512-bit had to be a significant investment. Is it here to stay at the top, or is it a bridge to something else?

It's a great technological accomplishment. It allowed for the best cost per bandwidth to be achieved on our products. Now that we've proven it can be done, we can certainly decide to use this weapon again, as required. But I won't comment on future products ;-)

Does a 512-bit bus require a die size that's going to be in the neighbourhood (or bigger) of R600 going forward?

No, through multiple layers of pads, or through distributed pads or even through stacked dies, large memory bit widths are certainly possible. Certainly a certain size and a minimum number of “consumers” is required to enable this technology, but it's not required to have a large die

If you look at the three ultra-threaded dispatch processors of Xenos, R520/R580, and R600. . .how much do they have in common, and how different is the one in R600 from its predecessors?

Another loaded question. In fact, too much to discuss here. I gave a presentation to Stanford that spent a couple of pages on the R6xx's thread processor, which gives you an idea of the changes. Basically, we needed to virtualize the main resources, which are the shaders, constants and GPR. As well, we have many more resources and many more types of resources compared to previous designs.

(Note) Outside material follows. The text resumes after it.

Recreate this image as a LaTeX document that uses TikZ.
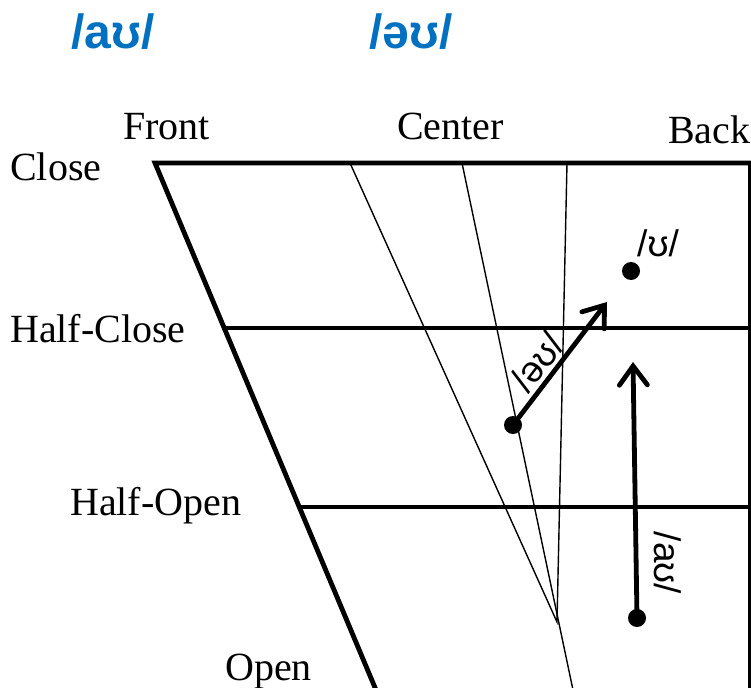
\documentclass[tikz,border=0pt]{standalone}
\usepackage{fontspec}
\setmainfont{Liberation Serif}
\newfontfamily\ipafont{Liberation Sans}
\usetikzlibrary{arrows.meta}
\definecolor{titleblue}{RGB}{0,112,192}
\begin{document}
\begin{tikzpicture}[x=1pt,y=-1pt,
  axislabel/.style={inner sep=0pt,anchor=base west,font=\fontsize{40}{44}\selectfont},
  ipalabel/.style={inner sep=0pt,font=\ipafont\fontsize{37}{40}\selectfont},
  titlelabel/.style={inner sep=0pt,text=titleblue,font=\ipafont\bfseries\fontsize{48}{52}\selectfont},
  thickline/.style={line width=4.8pt},
  thinline/.style={line width=1.4pt},
  dot/.style={circle,fill=black,inner sep=0pt,minimum size=18pt},
  move/.style={line width=4.8pt,-{Straight Barb[length=19pt,width=28pt,line cap=round]}}]
\useasboundingbox (0,0) rectangle (751,687);
% titles
\node[titlelabel] (t1) at (113,32) {/aʊ/};
\node[titlelabel] (t2) at (411,32) {/əʊ/};
% axis labels
\node[axislabel] (front) at (123,140) {Front};
\node[axislabel] (center) at (397,140) {Center};
\node[axislabel] (back) at (668,143) {Back};
\node[axislabel] (close) at (10,180) {Close};
\node[axislabel] (hclose) at (10,342) {Half-Close};
\node[axislabel] (hopen) at (70,515) {Half-Open};
\node[axislabel] (open) at (225,680) {Open};
% chart frame
\coordinate (FC) at (155,163);
\coordinate (TR) at (751,163);
\coordinate (FO) at (376,690);
\coordinate (RT) at (749,163);
\coordinate (RB) at (749,690);
\coordinate (HCl) at (225,328);
\coordinate (HCr) at (751,328);
\coordinate (HOl) at (300,507);
\coordinate (HOr) at (751,507);
\draw[thickline,line join=miter] (TR) -- (FC) -- (FO);
\draw[line width=3pt] (RT) -- (RB);
\draw[thickline] (HCl) -- (HCr);
\draw[thickline] (HOl) -- (HOr);
% thin guide lines
\coordinate (A1) at (350,163);
\coordinate (B1) at (462,163);
\coordinate (C1) at (567,163);
\coordinate (M) at (557,622);
\coordinate (B2) at (573,690);
\draw[thinline] (A1) -- (M) -- (C1);
\draw[thinline] (B1) -- (B2);
% vowels
\node[dot] (u) at (631,271) {};
\node[ipalabel] (ulab) at (658,243) {/ʊ/};
\node[dot] (schwa) at (513,425) {};
\coordinate (schwaend) at (607,302);
\draw[move] (schwa.center) -- (schwaend);
\node[ipalabel,rotate=52.6] (schwalab) at (537,362) {/əʊ/};
\node[dot] (a) at (637,618) {};
\coordinate (aend) at (633,362);
\draw[move] (a.center) -- (aend);
\node[ipalabel,rotate=-90] (alab) at (668,563) {/aʊ/};
\end{tikzpicture}
\end{document}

Finally, we also have many different types of threads, all running simultaneously, in the same shader core.

So while it's an evolution of previous designs, it's an order of magnitude increase in complexity. Imagine, keeping multiple types of threads in flight, potentially running many different shaders, all sharing resources and having to orchestrate that. I believe it was the single hardest design in the chip. It ended up not using any old code, but it certainly was inspired by the old designs. Only took about 10 design engineers, for 2.5 years ;-)

Click for a bigger version

Is there any specific hardware support for CFAA that didn't exist in previous Radeon families? Should we have any expectation of further developments in CFAA with more filter types?

Yep. The shader is capable of accessing the compression information for pixels, for example. This was not possible on R5xx, so that we would have had to decompress before running shader code. As well, access to the fragment data directly as a texture was not possible directly – I believe through a somewhat convoluted way it was, but it wasn't easy. All of that is changed in the R600, for example. As for new CFAA types, it's really a driver/development issue now. I know that modifications of the adaptive AA filter are going on, and I believe that a few other items are on the agenda. It's really a simple question of SW resources (what a loaded statement). I think that the latest types are quite cool and offer a lot of variations and an ability for people to pick custom settings.

Does CFAA have any possible applicability to the "shader aliasing" issue that ISVs face?

Partially. It can sample outside the pixel, which would allow aliasing reduction, though at some cost to high frequency information. But the option is there for a user to balance things to his liking. But fundamentally, you would need to run shaders that have high frequency content at a higher rate than the current rate done in MSAA (in MSAA, a fully covered pixel gets 1 fragment only) to more thoroughly address the problem.